Consider a particularly egregious example. Have you ever been to a casino? If so, you may have noticed how carefully the environment is designed to encourage you to suspend your critical judgment. There are no windows, no clocks, and no reminders of the world outside (the one in which you must work and pay your bills).
Instead of allowing you to bet with real money, casinos have you using clay chips that feel like play money, or small plastic smart cards that keep track of your net worth invisibly. Moreover, to keep you from thinking too much about what you are doing, the casino provides a host of distractions such as noise, colored lights, costumed hostesses, and free alcohol (not to mention ATMs, check cashing, and access to liberal credit card advances).
Casinos are purposely designed to desensitize you to the fact that the liabilities and debts you incur must ultimately be satisfied with real money — money that may represent many hours of hard work and effort on your part. Nevertheless, we must be realistic. When you walk into a casino you are fair game. After all, these are gambling establishments, devoted to taking as much money as possible from people who think they can get something for nothing. No one entering a casino should have any illusions about the purpose of the facility.
Monetary desensitization, however, is not confined to casinos: It is ubiquitous in our culture. And because our monetary system is so abstract and so complex, it is easy to have real trouble understanding the nuances. This means that, unless you are paying strict attention, it can be difficult to appreciate the true extent of your personal liabilities and debts.
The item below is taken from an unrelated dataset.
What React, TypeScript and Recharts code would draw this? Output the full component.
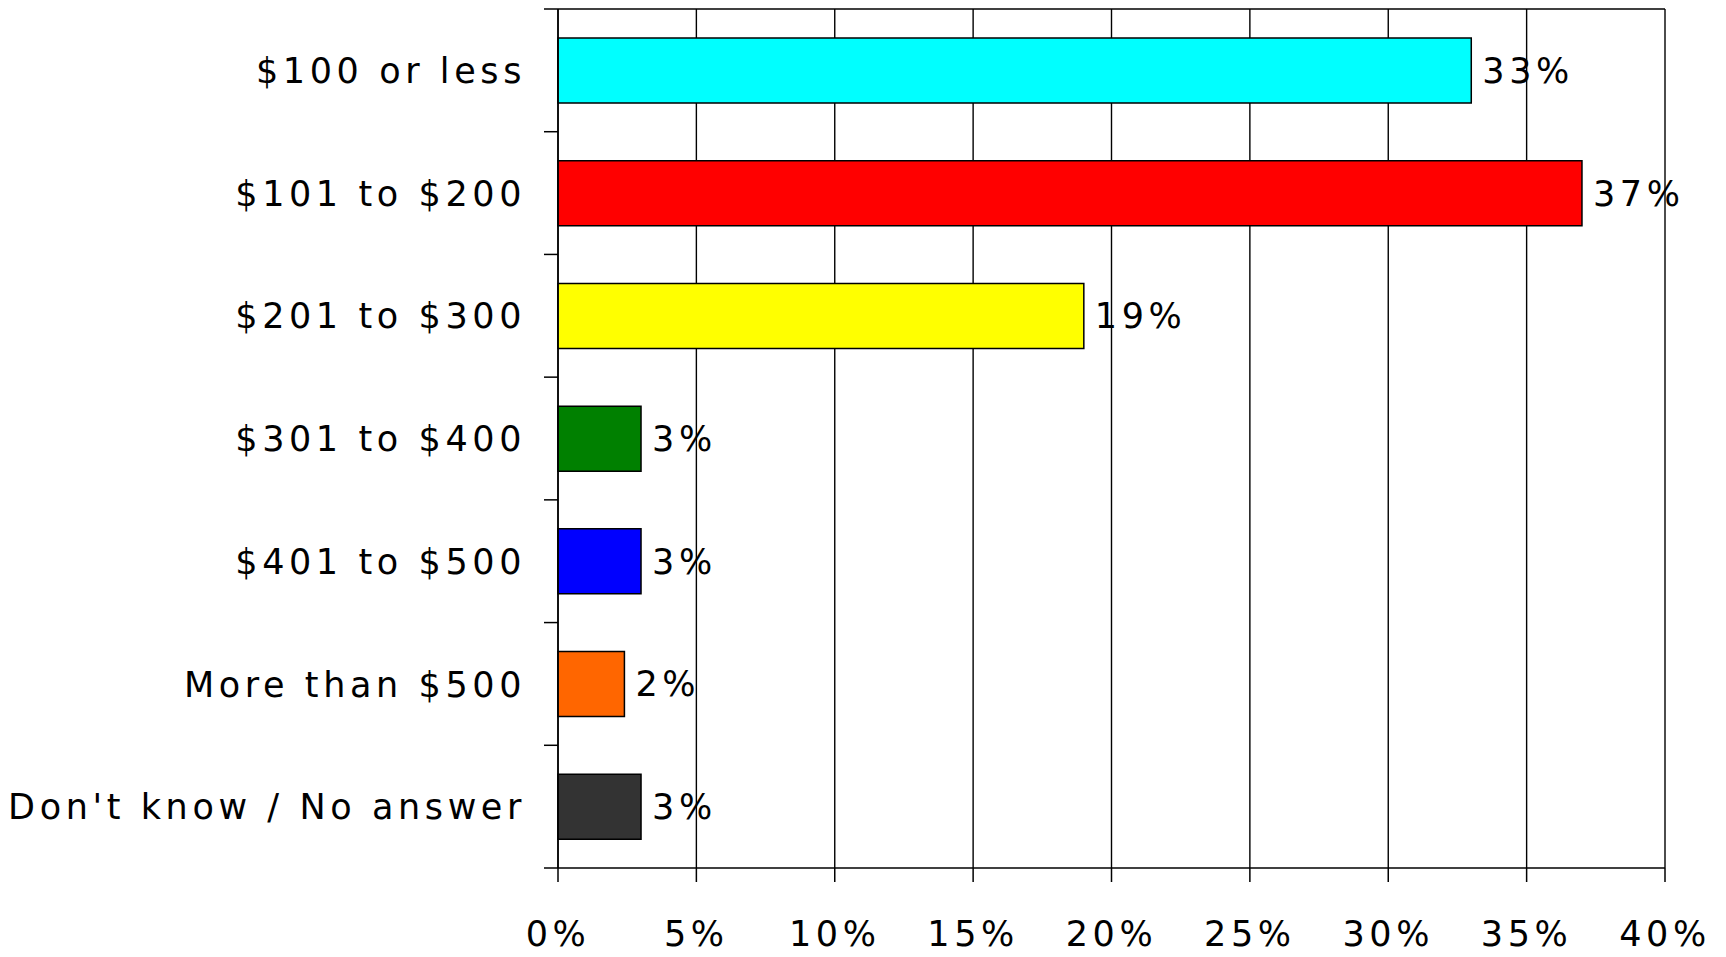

For example, we all know that a gas station will advertise gas at, say, 399.9 cents/gallon, rather than 400 cents/gallon. And we have all seen the type of television commercials that advertise an exercise machine for “four easy payments of $29.95 and a small shipping and handling charge of $9.95,” rather than $129.75.
But this is small change. As the numbers get bigger, the desensitization efforts get more extreme. A particularly insidious example is the student loan system.
In the United States, many college students must take out student loans to pay their expenses. Indeed, it is not unusual for a student to borrow $10,000/year. This means that, by the time he (or she) graduates, the student will owe $40,000. Let’s say the student assumes a 10-year loan at 7 percent interest (which would require 120 monthly payments of $464). By the time he has paid off the entire loan, including interest, that $40,000 will have grown to almost $56,000.
Although this is a huge sum of money for a kid just out of high school, the financial aid system is designed to desensitize students to the magnitude of the liability they are about to incur: Once the loan is arranged, all a student has to do is sign some papers. In many cases, the student doesn’t even see a check. The money is sent to the school electronically, where a computer applies the credit directly to the student’s account. The whole borrowing process is so intangible that the student has no real feeling for what he is doing — until he graduates and has to start making payments.
Consider an alternate scenario. A university student is arranging for his first student loan. Instead of making the whole thing into a painless procedure, the loan officer takes the student into a room in which there are large boxes filled with $20 bills.
“Do you see those boxes and all that money?” says the loan officer. “I want you to count the money, out loud, one bill at a time, until you get to $40,000. That’s 2,000 bills.”
Let’s say the student is able to count one bill a second. It takes him 33 minutes and 20 seconds to finish counting, at which point the loan officer tells him, “Take a careful look at the pile of 2,000 $20 bills you have just counted. That is what you are thinking of borrowing over the next four years.”
“Now,” continues the loan officer, “I want you to count out 665 more $20 bills.” The student does so, which takes him another 11 minutes and 4 seconds.
“That,” the loan officer tells the student, “is all the extra money you are agreeing to pay in interest: $13,300. Remember, once you borrow this money, you have a legal obligation to pay it back: You are going have to make payments for 10 years, whether or not you finish school or get a good job. Now, I am going to leave you alone for a few minutes, and I want you to think about how many hours you are going to have to work to earn enough money to pay back your loans.”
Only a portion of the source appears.